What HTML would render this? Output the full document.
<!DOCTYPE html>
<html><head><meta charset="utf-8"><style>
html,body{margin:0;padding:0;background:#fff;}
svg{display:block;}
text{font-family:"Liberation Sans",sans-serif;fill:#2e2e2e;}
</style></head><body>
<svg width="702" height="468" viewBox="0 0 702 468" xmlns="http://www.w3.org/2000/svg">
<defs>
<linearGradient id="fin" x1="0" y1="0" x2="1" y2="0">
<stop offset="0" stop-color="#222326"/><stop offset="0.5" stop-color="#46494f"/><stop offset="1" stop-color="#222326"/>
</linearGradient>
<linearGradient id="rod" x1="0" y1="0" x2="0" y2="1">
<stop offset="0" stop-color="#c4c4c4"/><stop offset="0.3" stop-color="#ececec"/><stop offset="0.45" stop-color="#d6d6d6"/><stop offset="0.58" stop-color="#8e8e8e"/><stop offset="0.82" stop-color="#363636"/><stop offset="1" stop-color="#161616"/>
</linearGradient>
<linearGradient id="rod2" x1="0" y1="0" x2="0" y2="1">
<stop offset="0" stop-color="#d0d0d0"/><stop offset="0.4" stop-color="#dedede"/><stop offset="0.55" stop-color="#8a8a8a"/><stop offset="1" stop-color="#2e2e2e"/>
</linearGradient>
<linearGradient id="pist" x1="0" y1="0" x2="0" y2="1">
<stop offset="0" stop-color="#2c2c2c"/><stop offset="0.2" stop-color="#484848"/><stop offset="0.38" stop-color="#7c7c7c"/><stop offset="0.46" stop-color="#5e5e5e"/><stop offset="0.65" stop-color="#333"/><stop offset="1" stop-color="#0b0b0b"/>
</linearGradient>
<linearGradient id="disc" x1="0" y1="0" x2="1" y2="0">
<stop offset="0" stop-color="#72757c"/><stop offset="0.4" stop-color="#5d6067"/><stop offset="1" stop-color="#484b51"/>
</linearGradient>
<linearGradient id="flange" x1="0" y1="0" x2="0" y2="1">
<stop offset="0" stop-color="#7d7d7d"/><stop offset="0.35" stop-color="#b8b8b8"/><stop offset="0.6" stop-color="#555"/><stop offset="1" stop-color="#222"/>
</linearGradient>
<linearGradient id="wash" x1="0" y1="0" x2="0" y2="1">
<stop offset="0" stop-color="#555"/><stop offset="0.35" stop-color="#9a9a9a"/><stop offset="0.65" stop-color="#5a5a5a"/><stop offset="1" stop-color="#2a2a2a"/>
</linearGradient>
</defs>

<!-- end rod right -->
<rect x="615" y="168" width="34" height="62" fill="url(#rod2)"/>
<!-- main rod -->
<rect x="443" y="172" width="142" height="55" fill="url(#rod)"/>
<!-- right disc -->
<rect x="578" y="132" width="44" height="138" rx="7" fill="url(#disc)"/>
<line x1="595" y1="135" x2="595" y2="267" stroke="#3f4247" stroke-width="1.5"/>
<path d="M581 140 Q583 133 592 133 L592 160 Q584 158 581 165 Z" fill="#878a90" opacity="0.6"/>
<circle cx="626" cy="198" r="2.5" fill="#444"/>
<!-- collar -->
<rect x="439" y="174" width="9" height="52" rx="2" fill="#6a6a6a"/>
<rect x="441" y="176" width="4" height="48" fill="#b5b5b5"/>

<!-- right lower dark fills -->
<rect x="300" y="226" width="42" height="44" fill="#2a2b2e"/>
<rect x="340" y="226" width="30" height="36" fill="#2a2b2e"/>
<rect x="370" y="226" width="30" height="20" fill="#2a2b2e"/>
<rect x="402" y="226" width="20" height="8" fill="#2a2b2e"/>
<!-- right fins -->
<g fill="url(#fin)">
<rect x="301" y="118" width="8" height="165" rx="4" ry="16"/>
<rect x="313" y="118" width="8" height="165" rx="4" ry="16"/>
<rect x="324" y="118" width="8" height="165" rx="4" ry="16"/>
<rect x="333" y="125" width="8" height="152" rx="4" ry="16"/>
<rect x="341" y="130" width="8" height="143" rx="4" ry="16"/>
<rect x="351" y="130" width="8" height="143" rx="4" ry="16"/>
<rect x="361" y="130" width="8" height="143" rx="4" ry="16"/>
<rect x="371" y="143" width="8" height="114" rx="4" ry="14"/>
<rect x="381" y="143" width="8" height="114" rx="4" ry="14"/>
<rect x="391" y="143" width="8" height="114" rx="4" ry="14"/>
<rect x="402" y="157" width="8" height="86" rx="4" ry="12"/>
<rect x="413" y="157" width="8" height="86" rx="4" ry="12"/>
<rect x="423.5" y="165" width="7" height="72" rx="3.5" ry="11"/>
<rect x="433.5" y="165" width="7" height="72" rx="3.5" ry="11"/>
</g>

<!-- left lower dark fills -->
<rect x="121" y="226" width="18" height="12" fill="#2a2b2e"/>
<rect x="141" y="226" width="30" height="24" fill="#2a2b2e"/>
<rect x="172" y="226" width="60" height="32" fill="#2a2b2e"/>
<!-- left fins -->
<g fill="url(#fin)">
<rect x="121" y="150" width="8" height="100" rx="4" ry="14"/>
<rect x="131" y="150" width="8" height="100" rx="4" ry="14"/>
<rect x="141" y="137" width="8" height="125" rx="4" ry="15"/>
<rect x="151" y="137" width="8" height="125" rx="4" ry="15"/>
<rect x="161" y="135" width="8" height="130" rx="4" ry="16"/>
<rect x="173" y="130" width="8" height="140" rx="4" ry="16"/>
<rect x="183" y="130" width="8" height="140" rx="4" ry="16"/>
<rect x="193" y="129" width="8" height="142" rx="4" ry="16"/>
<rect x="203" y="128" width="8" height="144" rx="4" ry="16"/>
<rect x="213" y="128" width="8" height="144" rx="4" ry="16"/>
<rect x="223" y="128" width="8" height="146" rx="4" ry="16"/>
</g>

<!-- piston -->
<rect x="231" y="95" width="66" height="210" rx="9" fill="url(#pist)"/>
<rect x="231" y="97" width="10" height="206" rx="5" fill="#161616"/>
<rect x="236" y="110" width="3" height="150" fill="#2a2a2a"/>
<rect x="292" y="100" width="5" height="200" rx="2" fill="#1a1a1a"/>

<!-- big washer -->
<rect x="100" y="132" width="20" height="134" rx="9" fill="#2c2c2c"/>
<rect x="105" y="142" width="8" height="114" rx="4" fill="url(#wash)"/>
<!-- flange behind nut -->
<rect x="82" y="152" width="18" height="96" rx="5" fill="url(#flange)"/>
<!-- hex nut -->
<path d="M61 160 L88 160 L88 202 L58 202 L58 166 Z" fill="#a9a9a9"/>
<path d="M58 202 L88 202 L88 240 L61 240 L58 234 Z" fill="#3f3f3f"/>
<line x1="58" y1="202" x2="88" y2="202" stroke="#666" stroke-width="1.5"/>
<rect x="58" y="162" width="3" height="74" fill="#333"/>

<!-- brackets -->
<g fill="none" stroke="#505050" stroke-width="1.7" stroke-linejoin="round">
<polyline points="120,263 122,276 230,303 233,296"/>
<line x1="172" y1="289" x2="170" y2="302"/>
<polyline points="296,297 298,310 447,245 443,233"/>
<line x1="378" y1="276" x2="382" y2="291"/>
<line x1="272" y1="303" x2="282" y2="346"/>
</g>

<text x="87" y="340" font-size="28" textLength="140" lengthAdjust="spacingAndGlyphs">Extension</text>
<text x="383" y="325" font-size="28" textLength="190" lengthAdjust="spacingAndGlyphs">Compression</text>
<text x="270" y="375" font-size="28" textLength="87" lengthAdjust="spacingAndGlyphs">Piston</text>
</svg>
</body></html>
--
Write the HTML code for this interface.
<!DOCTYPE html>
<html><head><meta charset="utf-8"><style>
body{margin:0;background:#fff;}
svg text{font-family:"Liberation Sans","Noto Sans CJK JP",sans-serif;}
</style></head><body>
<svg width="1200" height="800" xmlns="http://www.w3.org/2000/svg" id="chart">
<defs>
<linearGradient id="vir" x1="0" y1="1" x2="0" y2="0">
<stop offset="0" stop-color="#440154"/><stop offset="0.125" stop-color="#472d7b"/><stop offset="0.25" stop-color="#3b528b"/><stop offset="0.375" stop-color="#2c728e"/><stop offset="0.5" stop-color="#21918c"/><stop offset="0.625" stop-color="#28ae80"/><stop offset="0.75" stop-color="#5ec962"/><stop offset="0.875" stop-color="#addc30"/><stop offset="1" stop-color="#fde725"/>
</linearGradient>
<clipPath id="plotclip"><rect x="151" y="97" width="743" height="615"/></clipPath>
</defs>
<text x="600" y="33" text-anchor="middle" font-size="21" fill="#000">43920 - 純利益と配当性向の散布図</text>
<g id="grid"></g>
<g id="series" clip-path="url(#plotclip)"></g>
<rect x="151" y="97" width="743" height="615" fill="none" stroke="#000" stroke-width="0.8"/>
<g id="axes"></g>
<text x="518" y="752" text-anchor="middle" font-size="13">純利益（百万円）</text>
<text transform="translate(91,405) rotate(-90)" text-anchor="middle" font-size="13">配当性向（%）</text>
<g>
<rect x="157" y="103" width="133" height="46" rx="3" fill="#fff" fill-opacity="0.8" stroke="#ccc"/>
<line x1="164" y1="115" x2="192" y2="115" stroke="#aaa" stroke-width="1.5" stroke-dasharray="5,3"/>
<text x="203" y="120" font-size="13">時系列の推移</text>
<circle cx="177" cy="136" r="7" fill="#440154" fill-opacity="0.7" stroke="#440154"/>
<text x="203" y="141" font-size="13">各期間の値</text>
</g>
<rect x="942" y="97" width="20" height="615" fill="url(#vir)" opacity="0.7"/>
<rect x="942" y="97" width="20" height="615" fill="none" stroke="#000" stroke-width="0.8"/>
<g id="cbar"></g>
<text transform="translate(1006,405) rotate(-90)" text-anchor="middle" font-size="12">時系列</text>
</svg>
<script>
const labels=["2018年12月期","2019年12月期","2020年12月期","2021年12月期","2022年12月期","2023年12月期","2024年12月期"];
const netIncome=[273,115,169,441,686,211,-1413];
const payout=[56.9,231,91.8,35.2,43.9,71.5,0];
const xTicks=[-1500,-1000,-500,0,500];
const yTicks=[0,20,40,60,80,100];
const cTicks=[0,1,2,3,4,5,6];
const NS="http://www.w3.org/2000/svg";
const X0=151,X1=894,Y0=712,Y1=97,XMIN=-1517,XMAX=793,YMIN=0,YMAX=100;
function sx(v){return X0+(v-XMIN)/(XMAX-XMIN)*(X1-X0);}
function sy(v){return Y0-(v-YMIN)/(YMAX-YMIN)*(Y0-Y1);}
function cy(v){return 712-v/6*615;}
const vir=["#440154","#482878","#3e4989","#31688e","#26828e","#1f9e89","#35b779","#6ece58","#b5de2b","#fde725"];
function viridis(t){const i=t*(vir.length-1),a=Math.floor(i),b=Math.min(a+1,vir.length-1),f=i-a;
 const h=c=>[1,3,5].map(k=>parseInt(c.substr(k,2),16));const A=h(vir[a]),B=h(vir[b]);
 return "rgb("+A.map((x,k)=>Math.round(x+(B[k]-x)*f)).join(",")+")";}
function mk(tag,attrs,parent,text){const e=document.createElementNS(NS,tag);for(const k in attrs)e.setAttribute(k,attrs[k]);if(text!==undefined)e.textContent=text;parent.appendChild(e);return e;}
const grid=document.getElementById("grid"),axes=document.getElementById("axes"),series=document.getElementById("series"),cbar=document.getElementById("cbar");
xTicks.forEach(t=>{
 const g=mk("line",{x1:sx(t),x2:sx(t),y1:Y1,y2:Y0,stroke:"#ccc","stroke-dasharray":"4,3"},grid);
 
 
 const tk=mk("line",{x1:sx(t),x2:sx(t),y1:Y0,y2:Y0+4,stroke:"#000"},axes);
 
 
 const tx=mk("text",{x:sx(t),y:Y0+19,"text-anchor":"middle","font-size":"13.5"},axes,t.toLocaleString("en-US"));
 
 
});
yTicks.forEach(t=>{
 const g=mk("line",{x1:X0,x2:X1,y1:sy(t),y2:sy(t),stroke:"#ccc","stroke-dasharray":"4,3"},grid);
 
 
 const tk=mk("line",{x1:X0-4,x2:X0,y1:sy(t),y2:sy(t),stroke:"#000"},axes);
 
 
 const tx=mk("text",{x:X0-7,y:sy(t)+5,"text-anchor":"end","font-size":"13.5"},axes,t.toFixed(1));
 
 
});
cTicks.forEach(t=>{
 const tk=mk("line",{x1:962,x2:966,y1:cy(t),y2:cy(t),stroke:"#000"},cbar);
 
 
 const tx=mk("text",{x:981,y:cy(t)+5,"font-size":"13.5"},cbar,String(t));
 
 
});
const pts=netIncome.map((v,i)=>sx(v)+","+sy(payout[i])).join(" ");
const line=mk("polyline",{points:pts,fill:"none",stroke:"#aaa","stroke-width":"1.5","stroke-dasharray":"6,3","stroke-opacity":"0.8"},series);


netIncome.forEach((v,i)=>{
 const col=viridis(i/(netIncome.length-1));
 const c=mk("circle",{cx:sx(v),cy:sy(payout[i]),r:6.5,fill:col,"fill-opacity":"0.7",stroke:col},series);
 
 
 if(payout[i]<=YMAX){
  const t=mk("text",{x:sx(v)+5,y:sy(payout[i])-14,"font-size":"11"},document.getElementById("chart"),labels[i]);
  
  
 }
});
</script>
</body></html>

§ **What is needed**: Copy out each line in the preceding records that contains "document".

§ **Correct result**:
What HTML would render this? Output the full document.
function mk(tag,attrs,parent,text){const e=document.createElementNS(NS,tag);for(const k in attrs)e.setAttribute(k,attrs[k]);if(text!==undefined)e.textContent=text;parent.appendChild(e);return e;}
const grid=document.getElementById("grid"),axes=document.getElementById("axes"),series=document.getElementById("series"),cbar=document.getElementById("cbar");
  const t=mk("text",{x:sx(v)+5,y:sy(payout[i])-14,"font-size":"11"},document.getElementById("chart"),labels[i]);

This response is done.